Up 12-2 at the first break, Coupeville was just getting started.
The second quarter was one bucket after another, as CMS ran the Cowboys ragged as they knocked down 25 points in eight frantic minutes.
Anya Leavell, who somehow was NOT one of the five Wolves to score in the first quarter, made up for it in a big way, dropping in eight points by herself in the second quarter.
All four buckets came on long outlet passes, as Leavell slipped behind the defense, then triggered the jets on her shoes once her teammates lobbed the ball airborne.
The prettiest pass came from Abby Mulholland, who also set up Ella Colwell for a basket as Coupeville kept the ball zipping from player to player, only stopping when the orb hit the bottom of the net.
Just to cap things, Wells sank a three-ball from the top off of an in-bounds pass, then spun, stole the ball right back and fed Shaw on the break.
Everything was clicking for Coupeville — on one play Samantha Streitler stole a pass, flipped it backwards to Hoskins, then reached for the popcorn and enjoyed the show as Hoskins hit Leavell in stride for yet another breakaway bucket.

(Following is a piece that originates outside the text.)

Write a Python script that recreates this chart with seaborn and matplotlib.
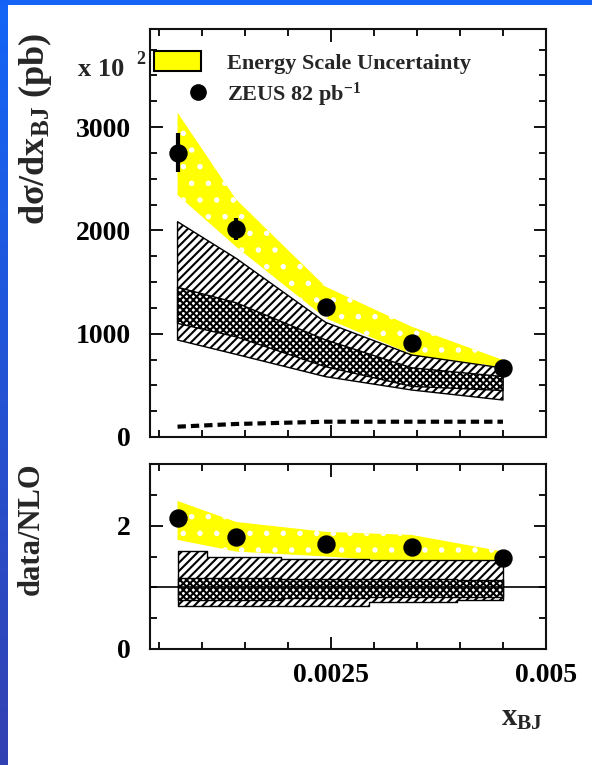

The only thing slowing down Dustin Van Velkinburgh’s squad was a running clock, which went into effect once the lead hit 40, and refs, who, feeling sorry for Chimacum, decided to stop calling anything on the Cowboys for the final 10 minutes.
I could go on a long tirade about how blatant “charity” from the refs, too frequently displayed during middle school blowouts, actually hurts instead of helps a weak team trying to improve, but we’ll move on.
Seven of the 12 Wolves to see the floor scored, with Leavell dropping in 13 to go with Shaw’s 18.
Wells (9), Hoskins (6), Kylie Van Velkinburgh (4), Contreras (4) and Colwell (2) also scored, while Katelin McCormick, Streitler, Alana Mihill, Mulholland and Angelina Gebhard chipped in with hustle, defense and killer attitudes.
7th grade:
For a very long stretch of this game, it appeared Chimacum wouldn’t score.
While the Cowboys finally netted a bucket nearly 14 minutes in, then went almost 10 minutes before bucket #2, the young Wolves slapped down baskets left and right in a 50-10 rout.
Gwen Gustafson, channeling older sister Amanda Fabrizi, a former high-scoring CHS hoops star, drilled the bottom of the net with a pull-up jumper less than 30 seconds into the game and things were essentially done.
Her basket came off of a rebound by Nezi Keiper, and it signaled complete and utter domination on the glass from the Wolves.
With Keiper, Carolyn Lhamon, Adrian Burrows and the Battlin’ Lucero sisters, Allie and Maya, pulling down 3.9 out of every four rebounds, CMS had second, third, sometimes even sixth chances.
Most of those boards came on the offensive end of the floor, as Coupeville’s guards pestered and harassed the Cowboy ball-handlers into total submission, resulting in painfully few Chimacum shots.
Buzzing like attack insects, Maddie Georges, Alita Blouin, Gustafson and Hayley Fiedler came at the Cowboys from every angle, rarely giving them a chance to breathe, much less think about making solid passes.
Once they had the ball back in their hands, which was on just about every possession through the first three quarters, the Wolves flew to the hoop.
Georges, living up to her “Mad Dog” nickname, was a particular buzz-saw, picking pockets, then flashing by the Cowboys, who saw a burst of red hair go hurtling by but had no answers for the quicksilver hoops star.
With older brother Alex Evans calling the shots in his first game as the CMS 7th grade coach, and former Wolf baller Rhiannon Ellsworth screaming her name every time she scored, Georges served notice the future of Wolf hoops is here and it will be electric.
Draining a game-high 14, Georges teamed with Lhamon, who banged down low in the paint for 10, to form a potent outside/inside combo.
Seven other Wolves scored, with Gustafson (6), Blouin (5), Maya Lucero (5), Allie Lucero (4), Keiper (2), Fiedler (2) and Burrows (2) also etching their names in the book.
Trinity McGee, Jordyn Rogers, Jessenia Camarena and Mercedes Kalwies-Anderson also saw floor time.